• [AIM OF THE EXERCISE] Filter the records below down to lines containing "matplotlib".

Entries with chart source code
========================
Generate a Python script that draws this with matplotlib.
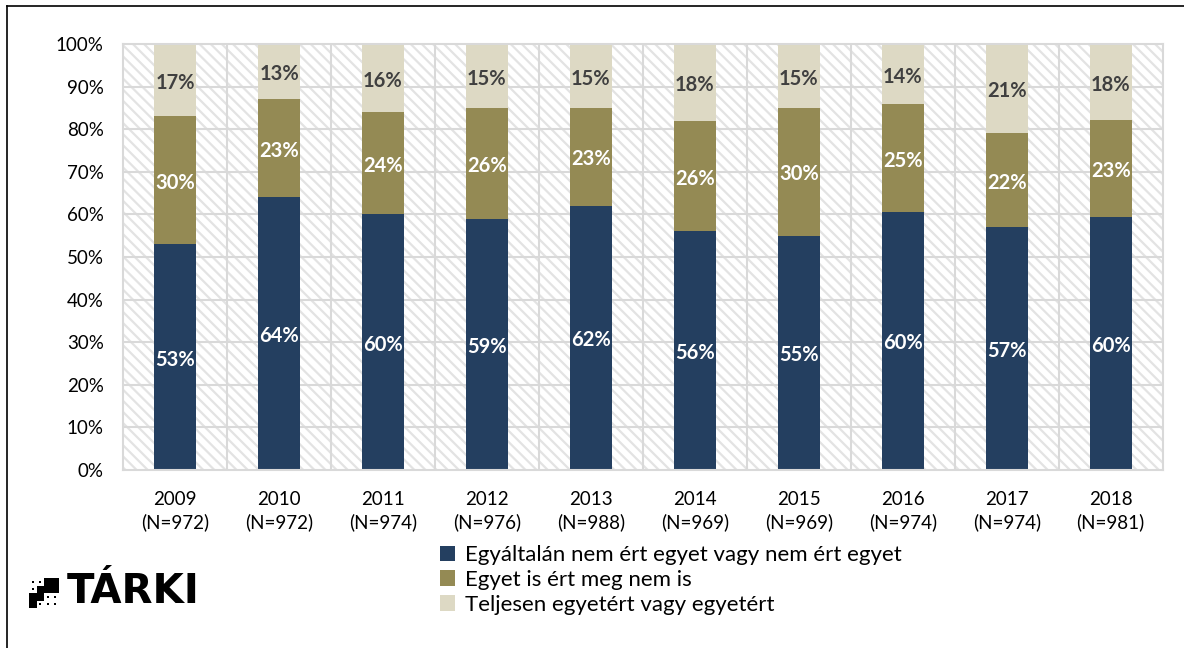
import matplotlib.pyplot as plt
from matplotlib.patches import Rectangle, Patch
from matplotlib.lines import Line2D
import numpy as np

plt.rcParams['font.family'] = ['Lato', 'DejaVu Sans']
plt.rcParams['hatch.linewidth'] = 1.6

years = ['2009', '2010', '2011', '2012', '2013', '2014', '2015', '2016', '2017', '2018']
sample_n = [972, 972, 974, 976, 988, 969, 969, 974, 974, 981]
disagree = [53, 64, 60, 59, 62, 56, 55, 60, 57, 60]
neutral = [30, 23, 24, 26, 23, 26, 30, 25, 22, 23]
agree = [17, 13, 16, 15, 15, 18, 15, 14, 21, 18]

series_names = ['Egyáltalán nem ért egyet vagy nem ért egyet',
                'Egyet is ért meg nem is',
                'Teljesen egyetért vagy egyetért']
colors = ['#243f60', '#948a54', '#ddd9c4']
label_colors = ['white', 'white', '#404040']
grid_col = '#d9d9d9'

fig = plt.figure(figsize=(11.84, 6.48), dpi=100)
ax = fig.add_axes([0.104, 0.275, 0.878, 0.657])

x = np.arange(len(years))
ax.set_xlim(-0.5, len(years) - 0.5)
ax.set_ylim(0, 100)

# hatched plot area
ax.add_patch(Rectangle((0, 0), 1, 1, transform=ax.transAxes, facecolor='white',
                       edgecolor='#e3e3e3', hatch='\\\\\\', linewidth=0, zorder=0))
for yv in range(10, 100, 10):
    ax.axhline(yv, color=grid_col, lw=1.5, zorder=1)
for xv in np.arange(0.5, len(years) - 0.5, 1):
    ax.axvline(xv, color=grid_col, lw=1.5, zorder=1)
for s in ax.spines.values():
    s.set_color(grid_col)
    s.set_linewidth(1.5)

# 100% stacked: each column scaled by its total
raw = np.array([disagree, neutral, agree], dtype=float)
shares = raw / raw.sum(axis=0) * 100

bottom = np.zeros(len(years))
for vals, labels, col, lcol in zip(shares, raw, colors, label_colors):
    ax.bar(x, vals, bottom=bottom, width=0.4, color=col, zorder=2)
    for xi, b, v, lab in zip(x, bottom, vals, labels):
        ax.text(xi, b + v / 2 - 0.6, f'{lab:.0f}%', ha='center', va='center',
                color=lcol, fontsize=14.5, fontweight='bold', zorder=3)
    bottom += vals

ax.set_yticks(range(0, 101, 10))
ax.set_yticklabels([f'{v}%' for v in range(0, 101, 10)], fontsize=13.5)
ax.set_xticks(x)
ax.set_xticklabels([f'{y}\n(N={n})' for y, n in zip(years, sample_n)], fontsize=13.5,
                   linespacing=1.35)
ax.tick_params(axis='y', length=0, pad=14)
ax.tick_params(axis='x', length=0, pad=15)

handles = [Patch(facecolor=c, edgecolor='none') for c in colors]
fig.legend(handles, series_names, loc='upper left', bbox_to_anchor=(0.362, 1 - 534 / 648),
           frameon=False, fontsize=16, handlelength=0.7, handleheight=0.7,
           handletextpad=0.45, labelspacing=0.22, borderpad=0)

# frame lines on top and left
fig.add_artist(Line2D([7 / 1184, 1], [1 - 6 / 648, 1 - 6 / 648], color='black', lw=1.2))
fig.add_artist(Line2D([7 / 1184, 7 / 1184], [0, 1 - 6 / 648], color='black', lw=1.2))

# logo: staircase icon and name
W, H = 1184, 648
cell = 7.5
x0, y0 = 29, 578
blocks = [(2, 0), (3, 0), (1, 1), (2, 1), (3, 1), (0, 2), (1, 2), (0, 3)]
dots = [(0, 0), (1, 0), (0, 1), (2, 2), (3, 2), (1, 3), (2, 3), (3, 3)]
for c, r in blocks:
    fig.add_artist(Rectangle(((x0 + c * cell) / W, 1 - (y0 + (r + 1) * cell) / H),
                             cell / W, cell / H, facecolor='black', edgecolor='none'))
for c, r in dots:
    fig.add_artist(Rectangle(((x0 + c * cell + cell / 2 - 1) / W,
                              1 - (y0 + r * cell + cell / 2 + 1) / H),
                             2 / W, 2 / H, facecolor='black', edgecolor='none'))
fig.text(67 / W, 1 - 592 / H, 'TÁRKI', fontsize=29, fontweight='bold', va='center',
         ha='left', color='black', family='DejaVu Sans')

fig.savefig('out.png', dpi=100)
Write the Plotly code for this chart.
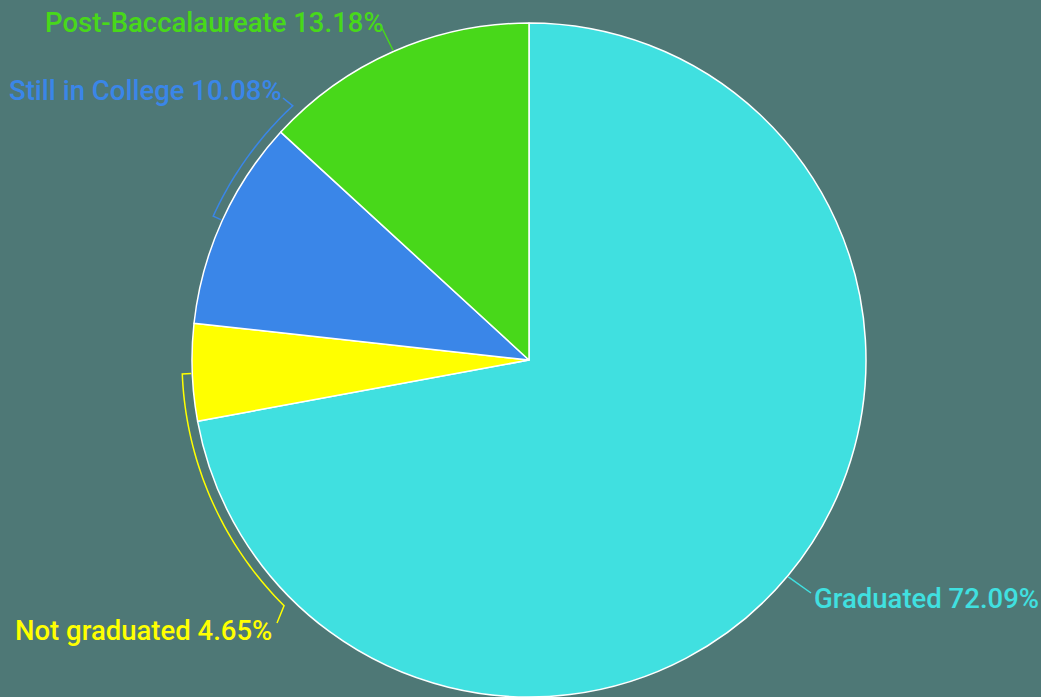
import numpy as np
import plotly.graph_objects as go

# data
labels = ['Graduated', 'Not graduated', 'Still in College', 'Post-Baccalaureate']
values = [72.09, 4.65, 10.08, 13.18]
colors = ['#40e0e0', '#ffff00', '#3a86e8', '#48d81a']

W, H = 1041, 697
CX, CY, R = 529, 360, 337
BG = '#4e7876'


def px(x):
    return x / W


def py(y):
    return 1 - y / H


def polar(angle_deg, radius):
    a = np.radians(angle_deg)
    return CX + radius * np.cos(a), CY - radius * np.sin(a)


def path_from(points):
    return 'M ' + ' L '.join(f'{px(x):.5f},{py(y):.5f}' for x, y in points)


fig = go.Figure()

fig.add_trace(go.Pie(
    labels=labels,
    values=values,
    sort=False,
    direction='clockwise',
    rotation=0,
    textinfo='none',
    hoverinfo='label+percent',
    marker=dict(colors=colors, line=dict(color='white', width=1.5)),
    domain=dict(x=[px(CX - R), px(CX + R)], y=[py(CY + R), py(CY - R)]),
    showlegend=False
))

# label placement (pixels) and leader-line style per slice
label_layout = {
    'Graduated': dict(x=812, y=598, anchor='left',
                      edge=-39.9, end=(811, 593)),
    'Not graduated': dict(x=274, y=630, anchor='right',
                          arc=(182.3, 225.1), end=(277, 623)),
    'Still in College': dict(x=284, y=90, anchor='right',
                             arc=(155.5, 132.9), end=(283, 98)),
    'Post-Baccalaureate': dict(x=386, y=23, anchor='right',
                               edge=113.7, end=(382, 28)),
}

total = sum(values)
shapes = []
annotations = []
for lab, val, col in zip(labels, values, colors):
    lay = label_layout[lab]
    if 'arc' in lay:
        a0, a1 = lay['arc']
        pts = [polar(a0, R + 1)]
        pts += [polar(a, R + 10) for a in np.linspace(a0, a1, 40)]
        pts.append(lay['end'])
    else:
        pts = [polar(lay['edge'], R + 1), lay['end']]
    shapes.append(dict(type='path', xref='paper', yref='paper',
                       path=path_from(pts), line=dict(color=col, width=1.5)))
    annotations.append(dict(
        x=px(lay['x']), y=py(lay['y']), xref='paper', yref='paper',
        xanchor=lay['anchor'], yanchor='middle', showarrow=False,
        text=f'{lab} {val / total * 100:.2f}%',
        font=dict(family='Roboto', size=27.5, weight=500, color=col)
    ))

fig.update_layout(
    width=W,
    height=H,
    margin=dict(l=0, r=0, t=0, b=0),
    paper_bgcolor=BG,
    plot_bgcolor=BG,
    shapes=shapes,
    annotations=annotations
)

fig.write_html('out.html', config={'displayModeBar': False},
               post_script="document.body.style.margin='0';")
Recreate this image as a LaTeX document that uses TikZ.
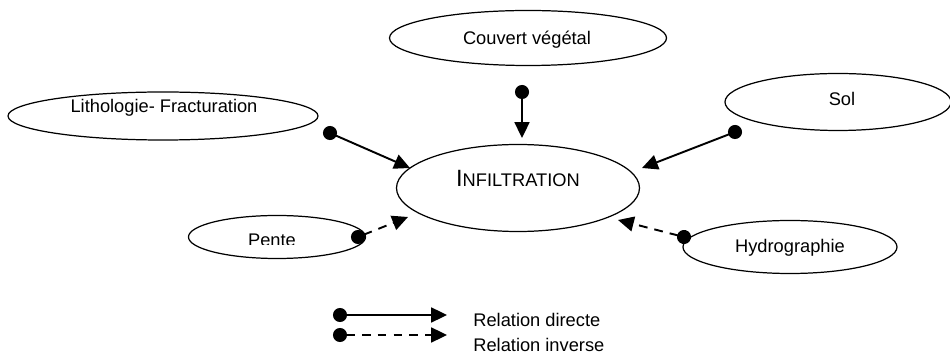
\documentclass[tikz,border=0pt]{standalone}
\usepackage{fontspec}
\setmainfont{Liberation Sans}
\usetikzlibrary{shapes.geometric,arrows.meta}
\tikzset{line/.style={draw, line width=1.1pt, shorten <=-4pt, {Circle[length=8pt]}-{Triangle[length=9pt,width=8.5pt]}}}
\tikzset{inverse/.style={line, dash pattern=on 5pt off 4pt}}

\begin{document}
\begin{tikzpicture}[x=0.02cm,y=-0.02cm]
\tikzstyle{factor} = [ellipse, draw, line width=0.7pt, inner sep=0pt]
\tikzstyle{txt} = [inner sep=0pt, anchor=base, font=\fontsize{10.4}{12}\selectfont]
\useasboundingbox (0,0) rectangle (950,354);

% ellipses
    \node [factor, minimum width=243*0.02cm, minimum height=87*0.02cm] (infil) at (518,188) {};
    \node [txt] (infil text) at (518,187) {\fontsize{13.4}{14}\selectfont I\fontsize{10.4}{12}\selectfont NFILTRATION};
    % couvert
    \node [factor, minimum width=277*0.02cm, minimum height=55*0.02cm] (couvert) at (528,38) {};
    \node [txt] (couvert text) at (527,45) {Couvert végétal};
    % litho
    \node [factor, minimum width=310*0.02cm, minimum height=48*0.02cm] (litho) at (163,116) {};
    \node [txt] (litho text) at (164,113) {Lithologie- Fracturation};
    % sol
    \node [factor, minimum width=226*0.02cm, minimum height=57*0.02cm] (sol) at (838,102) {};
    \node [txt] (sol text) at (842,106) {Sol};
    % pente
    \node [factor, minimum width=177*0.02cm, minimum height=43*0.02cm] (pente) at (277,237) {};
    \begin{scope}
    \clip (200,220) rectangle (350,245);
    \node [txt] (pente text) at (272,247) {Pente};
    \end{scope}
    % hydro
    \node [factor, minimum width=214*0.02cm, minimum height=53*0.02cm] (hydro) at (790,247) {};
    \node [txt] (hydro text) at (790,253) {Hydrographie};

% arrow ends
    \coordinate (couvert dot) at (522,92);
    \coordinate (couvert tip) at (522,138);
    \coordinate (litho dot) at (330,133);
    \coordinate (litho tip) at (410,168);
    \coordinate (sol dot) at (735,132);
    \coordinate (sol tip) at (642,168);
    \coordinate (pente dot) at (358,237);
    \coordinate (pente tip) at (408,217);
    \coordinate (hydro dot) at (684,237);
    \coordinate (hydro tip) at (618,220);

% arrows
    \path [line] (couvert dot) -- (couvert tip);
    \path [line] (litho dot) -- (litho tip);
    \path [line] (sol dot) -- (sol tip);
    \path [inverse] (pente dot) -- (pente tip);
    \path [inverse] (hydro dot) -- (hydro tip);

% legend
    \coordinate (direct dot) at (340,315);
    \coordinate (direct tip) at (447,315);
    \coordinate (inverse dot) at (340,335);
    \coordinate (inverse tip) at (447,335);
    \path [line] (direct dot) -- (direct tip);
    \path [inverse] (inverse dot) -- (inverse tip);
    \node [txt, anchor=base west] (direct text) at (473,327) {Relation directe};
    \node [txt, anchor=base west] (inverse text) at (473,352) {Relation inverse};
\end{tikzpicture}
\end{document}
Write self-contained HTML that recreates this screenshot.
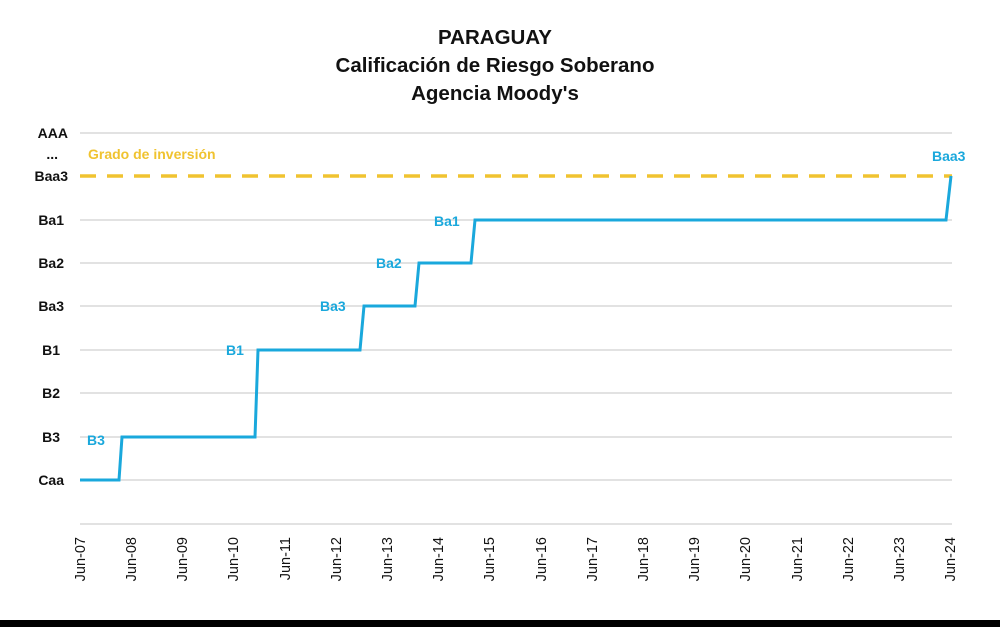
========================
• [SOLUTION BELOW]
Generate a Python script that draws this with matplotlib.
import matplotlib.pyplot as plt
from matplotlib.patches import Rectangle, Patch
from matplotlib.lines import Line2D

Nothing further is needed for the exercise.